* Record extracts *
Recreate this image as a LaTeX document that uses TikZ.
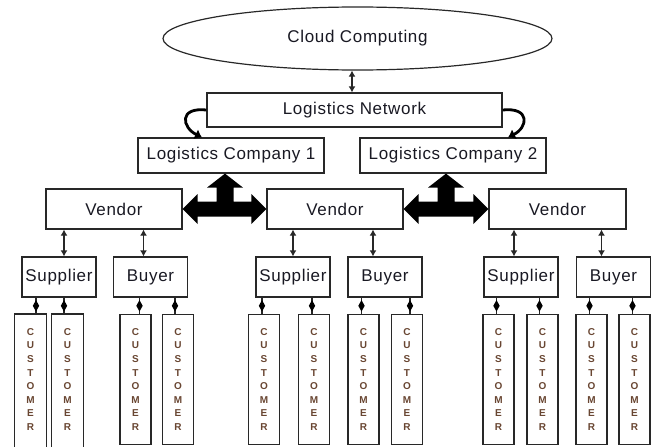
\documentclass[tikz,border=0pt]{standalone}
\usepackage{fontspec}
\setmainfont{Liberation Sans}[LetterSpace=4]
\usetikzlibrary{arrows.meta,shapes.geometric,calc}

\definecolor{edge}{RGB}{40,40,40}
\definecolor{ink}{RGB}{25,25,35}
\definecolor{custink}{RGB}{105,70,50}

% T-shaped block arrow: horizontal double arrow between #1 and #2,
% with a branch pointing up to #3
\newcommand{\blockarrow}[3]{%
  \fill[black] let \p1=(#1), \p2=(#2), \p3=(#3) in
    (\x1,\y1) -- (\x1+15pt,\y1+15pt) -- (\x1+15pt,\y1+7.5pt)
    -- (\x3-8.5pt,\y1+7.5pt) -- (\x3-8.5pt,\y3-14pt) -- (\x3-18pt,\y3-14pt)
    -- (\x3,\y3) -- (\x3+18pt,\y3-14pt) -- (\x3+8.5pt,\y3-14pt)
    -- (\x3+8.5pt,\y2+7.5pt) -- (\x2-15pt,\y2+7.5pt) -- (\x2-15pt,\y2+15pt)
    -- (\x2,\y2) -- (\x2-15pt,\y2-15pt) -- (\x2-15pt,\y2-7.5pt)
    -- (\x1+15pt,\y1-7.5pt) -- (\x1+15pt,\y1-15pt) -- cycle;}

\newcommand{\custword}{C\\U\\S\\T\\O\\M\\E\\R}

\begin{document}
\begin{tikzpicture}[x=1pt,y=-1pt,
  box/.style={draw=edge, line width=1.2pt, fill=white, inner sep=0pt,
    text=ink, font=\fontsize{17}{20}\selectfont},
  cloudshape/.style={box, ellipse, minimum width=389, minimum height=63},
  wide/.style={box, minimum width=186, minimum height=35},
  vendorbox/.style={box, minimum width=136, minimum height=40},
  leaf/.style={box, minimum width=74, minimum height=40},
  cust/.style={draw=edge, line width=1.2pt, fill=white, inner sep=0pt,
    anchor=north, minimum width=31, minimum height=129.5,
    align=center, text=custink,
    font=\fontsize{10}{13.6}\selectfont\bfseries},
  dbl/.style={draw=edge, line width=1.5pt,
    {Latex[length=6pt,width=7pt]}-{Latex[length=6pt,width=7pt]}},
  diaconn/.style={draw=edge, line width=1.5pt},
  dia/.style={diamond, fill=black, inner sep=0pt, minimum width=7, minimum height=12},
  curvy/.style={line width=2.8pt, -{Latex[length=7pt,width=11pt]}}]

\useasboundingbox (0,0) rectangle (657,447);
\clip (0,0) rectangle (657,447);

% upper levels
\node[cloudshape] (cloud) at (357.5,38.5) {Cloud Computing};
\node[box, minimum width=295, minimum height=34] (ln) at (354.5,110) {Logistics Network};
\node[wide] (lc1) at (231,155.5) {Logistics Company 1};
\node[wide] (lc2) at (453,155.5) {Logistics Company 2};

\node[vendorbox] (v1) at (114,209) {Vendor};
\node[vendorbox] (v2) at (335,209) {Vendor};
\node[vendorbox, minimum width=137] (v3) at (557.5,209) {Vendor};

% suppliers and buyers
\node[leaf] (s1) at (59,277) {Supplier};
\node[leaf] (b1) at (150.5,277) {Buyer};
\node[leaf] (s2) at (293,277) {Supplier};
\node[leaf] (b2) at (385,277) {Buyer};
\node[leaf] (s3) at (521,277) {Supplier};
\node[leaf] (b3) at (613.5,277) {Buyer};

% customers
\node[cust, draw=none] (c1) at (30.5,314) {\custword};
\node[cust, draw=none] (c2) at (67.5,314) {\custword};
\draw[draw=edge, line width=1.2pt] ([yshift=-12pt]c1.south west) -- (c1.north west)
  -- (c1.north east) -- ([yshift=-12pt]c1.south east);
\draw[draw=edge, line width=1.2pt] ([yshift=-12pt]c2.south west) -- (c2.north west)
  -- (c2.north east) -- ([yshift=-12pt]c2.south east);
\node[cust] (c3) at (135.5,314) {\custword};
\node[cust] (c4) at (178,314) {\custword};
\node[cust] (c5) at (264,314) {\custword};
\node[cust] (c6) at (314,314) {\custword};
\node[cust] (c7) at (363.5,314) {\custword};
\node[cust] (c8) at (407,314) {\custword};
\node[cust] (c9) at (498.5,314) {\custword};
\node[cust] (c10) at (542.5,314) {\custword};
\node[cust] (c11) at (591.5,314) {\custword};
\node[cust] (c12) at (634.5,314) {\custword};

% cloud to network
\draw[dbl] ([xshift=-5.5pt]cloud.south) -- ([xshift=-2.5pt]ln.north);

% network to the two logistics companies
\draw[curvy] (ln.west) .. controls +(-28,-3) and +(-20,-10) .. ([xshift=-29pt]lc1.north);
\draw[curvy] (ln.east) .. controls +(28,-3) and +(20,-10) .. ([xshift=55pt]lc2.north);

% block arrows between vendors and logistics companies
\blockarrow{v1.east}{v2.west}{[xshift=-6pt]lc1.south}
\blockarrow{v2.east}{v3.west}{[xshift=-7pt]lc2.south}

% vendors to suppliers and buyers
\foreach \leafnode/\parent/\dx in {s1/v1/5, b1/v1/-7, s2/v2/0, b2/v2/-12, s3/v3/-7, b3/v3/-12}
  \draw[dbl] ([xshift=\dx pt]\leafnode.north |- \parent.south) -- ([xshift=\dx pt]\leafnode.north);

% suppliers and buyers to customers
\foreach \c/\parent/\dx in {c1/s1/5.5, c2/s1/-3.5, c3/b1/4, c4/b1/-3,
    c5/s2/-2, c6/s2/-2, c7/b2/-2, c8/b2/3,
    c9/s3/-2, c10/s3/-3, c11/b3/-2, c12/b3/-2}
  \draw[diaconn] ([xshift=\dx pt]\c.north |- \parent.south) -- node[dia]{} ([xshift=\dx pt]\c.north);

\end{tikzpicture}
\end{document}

---

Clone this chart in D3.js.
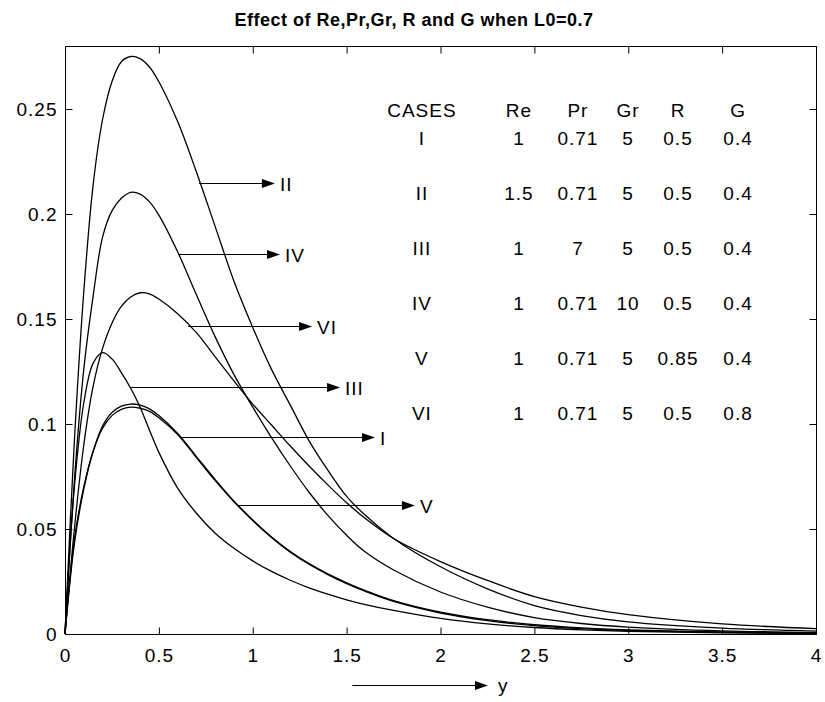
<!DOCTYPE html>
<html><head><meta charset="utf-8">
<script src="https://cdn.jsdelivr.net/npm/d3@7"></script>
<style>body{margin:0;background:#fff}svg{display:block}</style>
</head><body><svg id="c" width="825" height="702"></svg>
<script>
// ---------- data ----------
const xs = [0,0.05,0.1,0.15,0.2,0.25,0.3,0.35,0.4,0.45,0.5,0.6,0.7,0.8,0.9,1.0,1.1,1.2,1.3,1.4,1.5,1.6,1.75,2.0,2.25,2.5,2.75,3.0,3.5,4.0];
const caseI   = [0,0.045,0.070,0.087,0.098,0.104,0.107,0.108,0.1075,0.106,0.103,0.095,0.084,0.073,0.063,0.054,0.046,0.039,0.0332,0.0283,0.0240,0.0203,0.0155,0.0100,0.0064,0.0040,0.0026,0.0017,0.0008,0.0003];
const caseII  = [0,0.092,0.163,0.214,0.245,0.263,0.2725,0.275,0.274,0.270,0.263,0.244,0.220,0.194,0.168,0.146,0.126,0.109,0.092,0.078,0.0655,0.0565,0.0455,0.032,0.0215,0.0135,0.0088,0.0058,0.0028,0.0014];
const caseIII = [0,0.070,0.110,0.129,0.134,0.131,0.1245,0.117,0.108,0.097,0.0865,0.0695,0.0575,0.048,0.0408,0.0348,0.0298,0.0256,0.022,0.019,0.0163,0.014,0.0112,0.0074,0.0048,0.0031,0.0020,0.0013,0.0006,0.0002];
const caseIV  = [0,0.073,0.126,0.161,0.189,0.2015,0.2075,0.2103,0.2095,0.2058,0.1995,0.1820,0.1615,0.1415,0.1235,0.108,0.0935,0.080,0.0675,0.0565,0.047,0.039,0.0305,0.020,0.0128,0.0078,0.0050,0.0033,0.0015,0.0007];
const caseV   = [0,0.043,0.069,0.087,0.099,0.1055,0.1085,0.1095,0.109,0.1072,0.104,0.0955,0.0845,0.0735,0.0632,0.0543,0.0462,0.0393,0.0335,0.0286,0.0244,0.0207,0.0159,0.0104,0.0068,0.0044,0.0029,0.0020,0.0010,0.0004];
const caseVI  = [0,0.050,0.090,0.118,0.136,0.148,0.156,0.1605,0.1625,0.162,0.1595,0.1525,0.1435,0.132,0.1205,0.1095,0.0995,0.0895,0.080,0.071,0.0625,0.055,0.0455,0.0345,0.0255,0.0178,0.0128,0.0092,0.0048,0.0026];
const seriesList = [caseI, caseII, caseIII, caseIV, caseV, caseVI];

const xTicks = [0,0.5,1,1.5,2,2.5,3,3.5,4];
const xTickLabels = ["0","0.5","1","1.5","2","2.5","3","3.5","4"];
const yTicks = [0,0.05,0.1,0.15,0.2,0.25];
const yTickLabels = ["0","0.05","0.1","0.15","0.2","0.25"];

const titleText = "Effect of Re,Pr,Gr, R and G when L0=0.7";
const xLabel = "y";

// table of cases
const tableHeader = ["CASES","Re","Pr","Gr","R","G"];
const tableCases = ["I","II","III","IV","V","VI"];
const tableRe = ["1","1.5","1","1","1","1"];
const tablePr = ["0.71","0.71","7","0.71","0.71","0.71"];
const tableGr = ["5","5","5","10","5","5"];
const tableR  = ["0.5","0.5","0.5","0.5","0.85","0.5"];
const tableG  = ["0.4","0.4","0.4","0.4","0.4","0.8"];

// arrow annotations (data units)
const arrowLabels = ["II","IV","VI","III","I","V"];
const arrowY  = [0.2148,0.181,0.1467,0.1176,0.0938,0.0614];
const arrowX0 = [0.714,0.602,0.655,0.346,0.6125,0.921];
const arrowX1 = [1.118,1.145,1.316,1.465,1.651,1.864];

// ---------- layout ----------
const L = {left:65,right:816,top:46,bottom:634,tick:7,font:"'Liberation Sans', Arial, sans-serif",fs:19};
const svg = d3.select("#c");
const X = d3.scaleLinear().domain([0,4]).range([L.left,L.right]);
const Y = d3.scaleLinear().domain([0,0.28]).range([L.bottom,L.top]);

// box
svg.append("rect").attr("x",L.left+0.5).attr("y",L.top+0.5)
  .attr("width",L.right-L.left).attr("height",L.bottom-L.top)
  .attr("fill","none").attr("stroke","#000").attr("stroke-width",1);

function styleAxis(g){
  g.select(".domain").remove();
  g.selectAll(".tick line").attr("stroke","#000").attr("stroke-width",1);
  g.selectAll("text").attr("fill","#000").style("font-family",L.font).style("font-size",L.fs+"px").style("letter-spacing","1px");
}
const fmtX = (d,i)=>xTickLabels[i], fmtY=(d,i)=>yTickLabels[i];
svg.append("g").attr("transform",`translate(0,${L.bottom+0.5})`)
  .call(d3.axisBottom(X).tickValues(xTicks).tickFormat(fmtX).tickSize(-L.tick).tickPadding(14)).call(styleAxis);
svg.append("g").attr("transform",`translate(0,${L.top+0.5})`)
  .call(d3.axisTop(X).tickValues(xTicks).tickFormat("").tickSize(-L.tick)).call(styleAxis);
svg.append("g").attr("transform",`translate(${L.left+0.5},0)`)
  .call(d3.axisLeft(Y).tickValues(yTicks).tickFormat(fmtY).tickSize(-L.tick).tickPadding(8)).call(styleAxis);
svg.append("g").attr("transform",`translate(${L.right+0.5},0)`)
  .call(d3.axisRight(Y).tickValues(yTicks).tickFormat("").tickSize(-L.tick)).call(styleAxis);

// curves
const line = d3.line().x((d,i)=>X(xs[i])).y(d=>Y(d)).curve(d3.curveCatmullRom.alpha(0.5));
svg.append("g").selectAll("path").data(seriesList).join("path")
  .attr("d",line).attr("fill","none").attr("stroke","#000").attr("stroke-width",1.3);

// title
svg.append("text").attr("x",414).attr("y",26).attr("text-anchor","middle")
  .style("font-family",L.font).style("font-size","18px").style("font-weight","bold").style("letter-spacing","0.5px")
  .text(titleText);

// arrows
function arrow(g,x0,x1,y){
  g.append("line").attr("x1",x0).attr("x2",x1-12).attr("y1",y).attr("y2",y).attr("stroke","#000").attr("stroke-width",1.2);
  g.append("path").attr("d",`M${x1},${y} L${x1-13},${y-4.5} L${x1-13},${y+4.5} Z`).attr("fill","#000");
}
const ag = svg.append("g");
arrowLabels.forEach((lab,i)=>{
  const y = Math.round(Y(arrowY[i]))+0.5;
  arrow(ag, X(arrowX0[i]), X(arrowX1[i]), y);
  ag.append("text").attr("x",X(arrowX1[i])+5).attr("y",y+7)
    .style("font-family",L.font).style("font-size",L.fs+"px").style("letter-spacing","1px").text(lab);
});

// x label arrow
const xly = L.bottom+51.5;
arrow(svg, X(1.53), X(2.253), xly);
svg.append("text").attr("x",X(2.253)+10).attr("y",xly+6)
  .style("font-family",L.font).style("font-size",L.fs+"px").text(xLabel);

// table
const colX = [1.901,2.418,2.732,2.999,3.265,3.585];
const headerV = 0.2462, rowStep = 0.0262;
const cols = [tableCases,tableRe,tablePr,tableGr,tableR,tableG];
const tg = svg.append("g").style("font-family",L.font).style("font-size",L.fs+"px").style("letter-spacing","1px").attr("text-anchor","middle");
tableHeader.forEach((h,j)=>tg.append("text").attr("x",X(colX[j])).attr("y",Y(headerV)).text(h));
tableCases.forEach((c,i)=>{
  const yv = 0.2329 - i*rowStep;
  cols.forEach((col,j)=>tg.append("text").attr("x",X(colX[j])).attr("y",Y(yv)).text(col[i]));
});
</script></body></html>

---

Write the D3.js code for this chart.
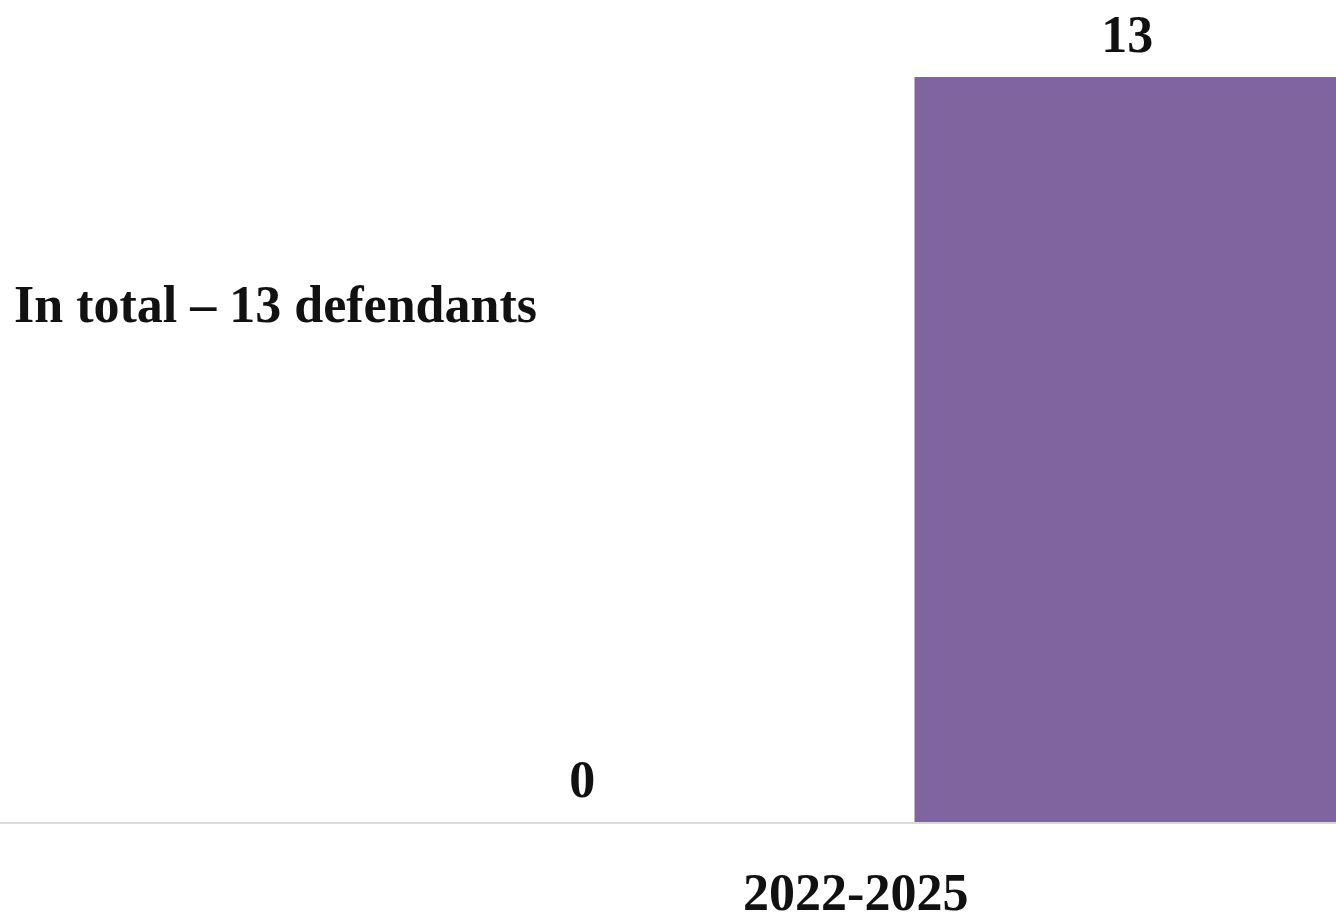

* Aim of the exercise *
Point out every line holding the string "this" and copy it.

* Written reply *
Recreate this image as a LaTeX document that uses TikZ.
Clone this chart in D3.js.
Write the D3.js code for this chart.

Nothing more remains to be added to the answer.